Curtis Frye: “We scored 82 points at the NCAA championship, not 40, not 50, but 82. That group was ... they were a piece of work.”
Admittedly, winning a track and field championship didn’t stir up the Gamecock fan base like winning the College World Series or the NCAA basketball championship in later years. But no matter — as Coach Frye said, you can only be first one time. Women’s track will always be the university’s first championship team.
In the 20 years since Carolina’s win, no women’s track and field team in the country has scored as many points in an NCAA outdoor championship. Coach Frye was named SEC Women’s Coach of the Year that year, and two years later he was a coach for the 2004 U.S. Olympic track team, which included LaShinda Demus.

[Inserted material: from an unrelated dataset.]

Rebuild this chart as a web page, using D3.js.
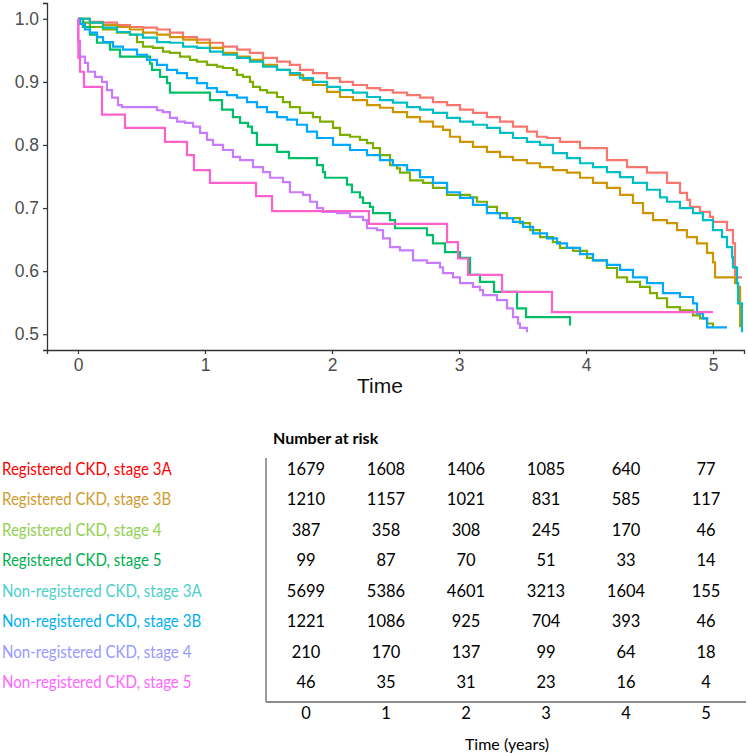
<!DOCTYPE html>
<html><head><meta charset="utf-8">
<script src="https://cdn.jsdelivr.net/npm/d3@7"></script>
<style>
html,body{margin:0;padding:0;background:#fff;}
svg{display:block;}
</style></head>
<body>
<svg id="chart" width="748" height="754"></svg>
<script>
// ---- data (time in years, survival probability) ----
const reg3A = [[0,1.0],[0.094,0.995],[0.197,0.994],[0.307,0.990],[0.409,0.987],[0.512,0.986],[0.622,0.983],[0.724,0.978],[0.827,0.971],[0.937,0.967],[1.039,0.962],[1.142,0.956],[1.252,0.951],[1.354,0.946],[1.457,0.938],[1.567,0.932],[1.669,0.927],[1.748,0.919],[1.850,0.914],[1.961,0.906],[2.063,0.900],[2.165,0.895],[2.276,0.890],[2.378,0.887],[2.480,0.883],[2.591,0.879],[2.693,0.875],[2.795,0.868],[2.906,0.863],[3.008,0.856],[3.110,0.851],[3.220,0.844],[3.323,0.837],[3.425,0.829],[3.535,0.821],[3.614,0.813],[3.693,0.811],[3.795,0.805],[3.953,0.795],[4.165,0.776],[4.323,0.765],[4.480,0.756],[4.638,0.740],[4.740,0.724],[4.795,0.713],[4.819,0.702],[4.898,0.694],[4.976,0.686],[5.000,0.678],[5.110,0.665],[5.157,0.644],[5.173,0.590],[5.228,0.590]];
const reg3B = [[0,1.0],[0.094,0.994],[0.197,0.990],[0.307,0.987],[0.409,0.983],[0.512,0.978],[0.622,0.975],[0.724,0.971],[0.827,0.967],[0.937,0.962],[1.039,0.954],[1.142,0.946],[1.252,0.940],[1.354,0.935],[1.457,0.927],[1.567,0.919],[1.669,0.911],[1.772,0.903],[1.850,0.895],[1.961,0.884],[2.063,0.876],[2.165,0.871],[2.276,0.863],[2.378,0.859],[2.480,0.852],[2.591,0.844],[2.693,0.837],[2.795,0.829],[2.874,0.824],[2.929,0.813],[3.008,0.805],[3.110,0.797],[3.220,0.789],[3.323,0.781],[3.425,0.776],[3.535,0.771],[3.638,0.765],[3.740,0.760],[3.850,0.756],[3.953,0.748],[4.055,0.740],[4.165,0.732],[4.268,0.721],[4.370,0.708],[4.449,0.692],[4.528,0.681],[4.638,0.676],[4.717,0.665],[4.795,0.654],[4.874,0.644],[4.953,0.629],[5.000,0.614],[5.016,0.590],[5.173,0.581],[5.197,0.575],[5.213,0.511]];
const reg4 = [[0,1.0],[0.039,0.994],[0.094,0.987],[0.197,0.983],[0.307,0.978],[0.409,0.975],[0.465,0.963],[0.512,0.956],[0.591,0.954],[0.669,0.948],[0.724,0.946],[0.803,0.940],[0.882,0.935],[0.937,0.932],[1.016,0.927],[1.094,0.924],[1.142,0.922],[1.220,0.919],[1.252,0.911],[1.299,0.908],[1.354,0.900],[1.378,0.892],[1.433,0.887],[1.488,0.883],[1.567,0.876],[1.614,0.868],[1.669,0.860],[1.748,0.851],[1.850,0.844],[1.906,0.837],[2.008,0.827],[2.063,0.816],[2.142,0.813],[2.220,0.808],[2.276,0.803],[2.323,0.795],[2.378,0.784],[2.457,0.768],[2.512,0.763],[2.535,0.756],[2.614,0.744],[2.717,0.740],[2.795,0.732],[2.906,0.721],[3.087,0.717],[3.142,0.710],[3.220,0.702],[3.299,0.692],[3.378,0.684],[3.480,0.676],[3.559,0.665],[3.638,0.654],[3.740,0.646],[3.795,0.637],[3.898,0.632],[4.008,0.621],[4.055,0.617],[4.165,0.605],[4.244,0.590],[4.323,0.583],[4.425,0.575],[4.504,0.565],[4.559,0.557],[4.638,0.543],[4.740,0.538],[4.843,0.530],[4.898,0.525],[4.953,0.517],[5.000,0.510]];
const reg5 = [[0,1.0],[0.039,0.987],[0.094,0.975],[0.150,0.962],[0.252,0.951],[0.331,0.940],[0.567,0.929],[0.583,0.919],[0.646,0.908],[0.701,0.898],[0.724,0.883],[1.039,0.871],[1.134,0.856],[1.220,0.844],[1.276,0.835],[1.339,0.829],[1.370,0.819],[1.409,0.800],[1.567,0.789],[1.661,0.779],[1.882,0.768],[1.929,0.757],[1.945,0.748],[2.118,0.737],[2.157,0.725],[2.220,0.717],[2.244,0.708],[2.299,0.702],[2.323,0.692],[2.457,0.681],[2.496,0.668],[2.748,0.657],[2.795,0.644],[2.890,0.630],[3.008,0.621],[3.087,0.594],[3.165,0.583],[3.276,0.567],[3.457,0.541],[3.528,0.527],[3.874,0.514]];
const nreg3A = [[0,1.0],[0.094,0.994],[0.197,0.986],[0.307,0.979],[0.409,0.975],[0.512,0.970],[0.622,0.963],[0.724,0.962],[0.827,0.956],[0.937,0.954],[1.039,0.948],[1.142,0.943],[1.252,0.938],[1.354,0.932],[1.457,0.924],[1.567,0.919],[1.669,0.914],[1.748,0.906],[1.850,0.900],[1.961,0.892],[2.063,0.887],[2.165,0.883],[2.276,0.876],[2.378,0.871],[2.480,0.867],[2.591,0.860],[2.693,0.856],[2.795,0.851],[2.906,0.843],[3.008,0.837],[3.110,0.832],[3.220,0.827],[3.323,0.819],[3.425,0.811],[3.535,0.805],[3.638,0.800],[3.740,0.787],[3.850,0.779],[3.953,0.771],[4.055,0.765],[4.165,0.757],[4.268,0.749],[4.370,0.740],[4.480,0.729],[4.583,0.717],[4.638,0.710],[4.740,0.700],[4.843,0.692],[4.921,0.681],[5.000,0.665],[5.071,0.654],[5.110,0.638],[5.150,0.622],[5.157,0.606],[5.189,0.581],[5.197,0.549],[5.228,0.503]];
const nreg3B = [[0,1.0],[0.016,0.992],[0.055,0.983],[0.094,0.978],[0.150,0.971],[0.197,0.963],[0.276,0.956],[0.354,0.951],[0.465,0.943],[0.543,0.935],[0.622,0.927],[0.701,0.919],[0.780,0.914],[0.858,0.906],[0.937,0.898],[1.016,0.890],[1.094,0.884],[1.173,0.879],[1.252,0.875],[1.331,0.868],[1.409,0.860],[1.488,0.852],[1.567,0.844],[1.646,0.840],[1.724,0.832],[1.803,0.821],[1.882,0.811],[2.008,0.800],[2.142,0.792],[2.276,0.784],[2.378,0.776],[2.480,0.768],[2.591,0.760],[2.693,0.749],[2.795,0.740],[2.906,0.725],[3.008,0.716],[3.110,0.705],[3.220,0.692],[3.323,0.684],[3.425,0.678],[3.504,0.670],[3.583,0.660],[3.693,0.652],[3.772,0.644],[3.850,0.637],[3.953,0.627],[4.055,0.617],[4.165,0.610],[4.268,0.602],[4.370,0.590],[4.480,0.581],[4.606,0.565],[4.740,0.559],[4.843,0.549],[4.874,0.533],[4.921,0.525],[4.953,0.511],[5.110,0.511]];
const nreg4 = [[0,1.0],[0.001,0.965],[0.016,0.940],[0.055,0.930],[0.079,0.916],[0.134,0.908],[0.189,0.900],[0.228,0.887],[0.268,0.875],[0.315,0.863],[0.346,0.860],[0.622,0.855],[0.669,0.852],[0.724,0.843],[0.780,0.837],[0.843,0.835],[0.906,0.829],[0.961,0.819],[1.016,0.808],[1.063,0.800],[1.142,0.792],[1.220,0.781],[1.276,0.776],[1.378,0.765],[1.457,0.757],[1.512,0.748],[1.614,0.741],[1.669,0.725],[1.772,0.721],[1.827,0.710],[1.882,0.700],[1.929,0.694],[2.039,0.692],[2.142,0.686],[2.244,0.681],[2.276,0.668],[2.354,0.665],[2.402,0.652],[2.457,0.638],[2.535,0.633],[2.638,0.617],[2.748,0.613],[2.850,0.606],[2.874,0.597],[2.953,0.590],[3.008,0.581],[3.110,0.575],[3.165,0.570],[3.189,0.562],[3.299,0.554],[3.378,0.541],[3.425,0.527],[3.465,0.517],[3.480,0.510],[3.535,0.503]];
const nreg5 = [[0,1.0],[0.003,0.938],[0.016,0.916],[0.047,0.892],[0.189,0.848],[0.370,0.827],[0.685,0.805],[0.858,0.784],[0.913,0.760],[1.039,0.740],[1.402,0.719],[1.528,0.695],[2.291,0.675],[2.906,0.646],[2.992,0.620],[3.071,0.594],[3.339,0.567],[3.732,0.535],[5.000,0.535]];

const seriesNames = ["Registered CKD, stage 3A","Registered CKD, stage 3B","Registered CKD, stage 4","Registered CKD, stage 5","Non-registered CKD, stage 3A","Non-registered CKD, stage 3B","Non-registered CKD, stage 4","Non-registered CKD, stage 5"];
const seriesData = [reg3A, reg3B, reg4, reg5, nreg3A, nreg3B, nreg4, nreg5];
const lineColors = ["#F8766D","#CD9600","#7CAE00","#00BE67","#00BFC4","#00A9FF","#C77CFF","#FF61CC"];
const labelColors = ["#FF0000","#D09B2C","#92D050","#00B050","#4BCFCB","#00B0F0","#9999FF","#FF66FF"];

const riskTimes = [0,1,2,3,4,5];
const riskReg3A  = [1679,1608,1406,1085,640,77];
const riskReg3B  = [1210,1157,1021,831,585,117];
const riskReg4   = [387,358,308,245,170,46];
const riskReg5   = [99,87,70,51,33,14];
const riskNreg3A = [5699,5386,4601,3213,1604,155];
const riskNreg3B = [1221,1086,925,704,393,46];
const riskNreg4  = [210,170,137,99,64,18];
const riskNreg5  = [46,35,31,23,16,4];
const riskRows = [riskReg3A,riskReg3B,riskReg4,riskReg5,riskNreg3A,riskNreg3B,riskNreg4,riskNreg5];

const yTicks = [0.5,0.6,0.7,0.8,0.9,1.0];
const xTicks = [0,1,2,3,4,5];

// ---- drawing ----
const svg = d3.select("#chart");
const x = d3.scaleLinear().domain([-0.244, 5.244]).range([47, 744]);
const y = d3.scaleLinear().domain([0.475, 1.025]).range([350, 3]);

const tickFont = "'Liberation Sans', Arial, sans-serif";
const axisColor = "#333";

const yAxis = svg.append("g").attr("transform","translate(47,0)")
  .call(d3.axisLeft(y).tickValues(yTicks).tickFormat(d3.format(".1f")).tickSize(4).tickPadding(4));
const xAxis = svg.append("g").attr("transform","translate(0,350)")
  .call(d3.axisBottom(x).tickValues(xTicks).tickFormat(d3.format("d")).tickSize(4).tickPadding(5));
[yAxis, xAxis].forEach(g => {
  g.select(".domain").attr("stroke", axisColor).attr("stroke-width", 1.3);
  g.selectAll(".tick line").attr("stroke", axisColor).attr("stroke-width", 1.2);
  g.selectAll(".tick text").attr("fill", "#4d4d4d").style("font-family", tickFont).style("font-size", "17.5px");
});

svg.append("text").attr("x", 380).attr("y", 393).attr("text-anchor","middle")
  .style("font-family", tickFont).style("font-size","21px").attr("fill","#111").text("Time");

const line = d3.line().x(d => x(d[0])).y(d => y(d[1])).curve(d3.curveStepAfter);
svg.append("g").selectAll("path").data(seriesData).join("path")
  .attr("d", line).attr("fill","none")
  .attr("stroke", (d,i) => lineColors[i]).attr("stroke-width", 2.2)
  .attr("stroke-linejoin","miter");

// ---- number at risk table ----
const tFont = "Lato, 'Open Sans', sans-serif";
const colX = d3.scaleLinear().domain([0,5]).range([306,706]);
const rowY = d3.scalePoint().domain(d3.range(8)).range([469, 682]);

svg.append("text").attr("x",273).attr("y",444).style("font-family",tFont)
  .style("font-size","16px").style("font-weight","bold").attr("fill","#000").text("Number at risk");

const labelScale = 0.885;
svg.append("g").attr("transform", `scale(${labelScale},1)`)
  .selectAll("text").data(seriesNames).join("text")
  .attr("x", 2 / labelScale).attr("y", (d,i) => rowY(i) + 6)
  .style("font-family", tFont).style("font-size","17px")
  .attr("fill", (d,i) => labelColors[i]).text(d => d);

const rows = svg.append("g").selectAll("g").data(riskRows).join("g");
rows.selectAll("text").data((d,i) => d.map((v,j) => ({v, j, i}))).join("text")
  .attr("x", d => colX(riskTimes[d.j])).attr("y", d => rowY(d.i) + 6)
  .attr("text-anchor","middle").style("font-family", tFont).style("font-size","16.5px")
  .attr("fill","#000").text(d => d.v);

svg.append("line").attr("x1",266).attr("x2",266).attr("y1",458).attr("y2",702).attr("stroke","#666").attr("stroke-width",1.3);
svg.append("line").attr("x1",266).attr("x2",746).attr("y1",702).attr("y2",702).attr("stroke","#666").attr("stroke-width",1.3);

svg.append("g").selectAll("text").data(riskTimes).join("text")
  .attr("x", d => colX(d)).attr("y", 719).attr("text-anchor","middle")
  .style("font-family", tFont).style("font-size","16.5px").attr("fill","#000").text(d => d);

svg.append("text").attr("x", 507).attr("y", 750).attr("text-anchor","middle")
  .style("font-family", tFont).style("font-size","16px").attr("fill","#000").text("Time (years)");
</script>
</body></html>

Throughout his career, Frye has coached several Olympic medalists and more than 400 NCAA All-Americans. And here’s the really cool thing that goes back to putting first things first: Of the 200-plus student athletes he has coached at the University of South Carolina, all but one have finished their undergraduate work and earned a degree.
LaShinda Demus went on to Olympic medal-winning performances and a professional running career as did several of her teammates from the 2002 championship team. Demus will be inducted into USC’s Athletics Hall of Fame this October. By the way, she has twin sons who are competing in high school track out in California. I’m sure Coach Frye is already keeping tabs on their progress.
That’s all for this episode. Next time, on Remembering the Days, we’ll look back to the 1970s when the university launched its Honors College and scholarship programs that together have become magnets for some of the best and brightest students in South Carolina and across the country. I’m Chris Horn, thanks so much for listening and forever to thee.